BRIEF: In the material below, please retype the lines from the very first through the one with "import plotly.graph_objects as go", exactly and without pictures.

------ RECORDED INFORMATION

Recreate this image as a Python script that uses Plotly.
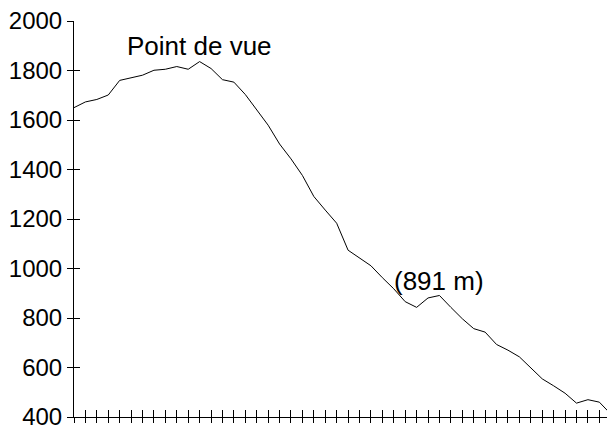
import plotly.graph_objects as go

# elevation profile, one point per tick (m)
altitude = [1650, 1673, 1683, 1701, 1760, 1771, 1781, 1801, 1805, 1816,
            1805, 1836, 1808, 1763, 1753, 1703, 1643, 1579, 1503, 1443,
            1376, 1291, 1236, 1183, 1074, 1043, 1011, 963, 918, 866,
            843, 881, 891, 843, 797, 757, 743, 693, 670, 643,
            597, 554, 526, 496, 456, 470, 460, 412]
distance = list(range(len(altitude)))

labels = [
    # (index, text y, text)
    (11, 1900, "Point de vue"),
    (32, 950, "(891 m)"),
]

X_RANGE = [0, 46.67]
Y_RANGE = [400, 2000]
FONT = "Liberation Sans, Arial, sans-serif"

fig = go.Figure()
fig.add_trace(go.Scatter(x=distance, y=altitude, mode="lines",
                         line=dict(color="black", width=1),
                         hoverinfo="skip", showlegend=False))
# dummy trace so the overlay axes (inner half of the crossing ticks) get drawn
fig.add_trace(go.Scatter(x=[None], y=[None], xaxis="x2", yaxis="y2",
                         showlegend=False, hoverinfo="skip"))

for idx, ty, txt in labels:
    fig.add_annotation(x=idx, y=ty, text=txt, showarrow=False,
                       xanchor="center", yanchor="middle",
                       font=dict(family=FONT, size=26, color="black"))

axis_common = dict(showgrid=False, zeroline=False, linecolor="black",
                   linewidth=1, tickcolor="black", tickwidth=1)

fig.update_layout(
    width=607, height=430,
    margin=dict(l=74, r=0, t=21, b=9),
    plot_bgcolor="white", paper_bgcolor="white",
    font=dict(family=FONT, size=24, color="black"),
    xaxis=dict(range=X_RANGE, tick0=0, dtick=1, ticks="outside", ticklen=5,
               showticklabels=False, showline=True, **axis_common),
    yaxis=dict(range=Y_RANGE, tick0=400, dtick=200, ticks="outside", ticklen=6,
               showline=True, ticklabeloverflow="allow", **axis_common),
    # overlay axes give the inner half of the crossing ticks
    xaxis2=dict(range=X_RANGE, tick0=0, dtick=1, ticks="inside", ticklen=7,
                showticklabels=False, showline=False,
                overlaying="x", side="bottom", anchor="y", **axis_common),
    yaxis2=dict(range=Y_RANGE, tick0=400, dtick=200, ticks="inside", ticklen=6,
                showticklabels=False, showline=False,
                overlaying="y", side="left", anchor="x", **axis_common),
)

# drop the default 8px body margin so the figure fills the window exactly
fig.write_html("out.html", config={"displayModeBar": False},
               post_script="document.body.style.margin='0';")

------------

SOLUTION TO THE EXERCISE:
Recreate this image as a Python script that uses Plotly.
import plotly.graph_objects as go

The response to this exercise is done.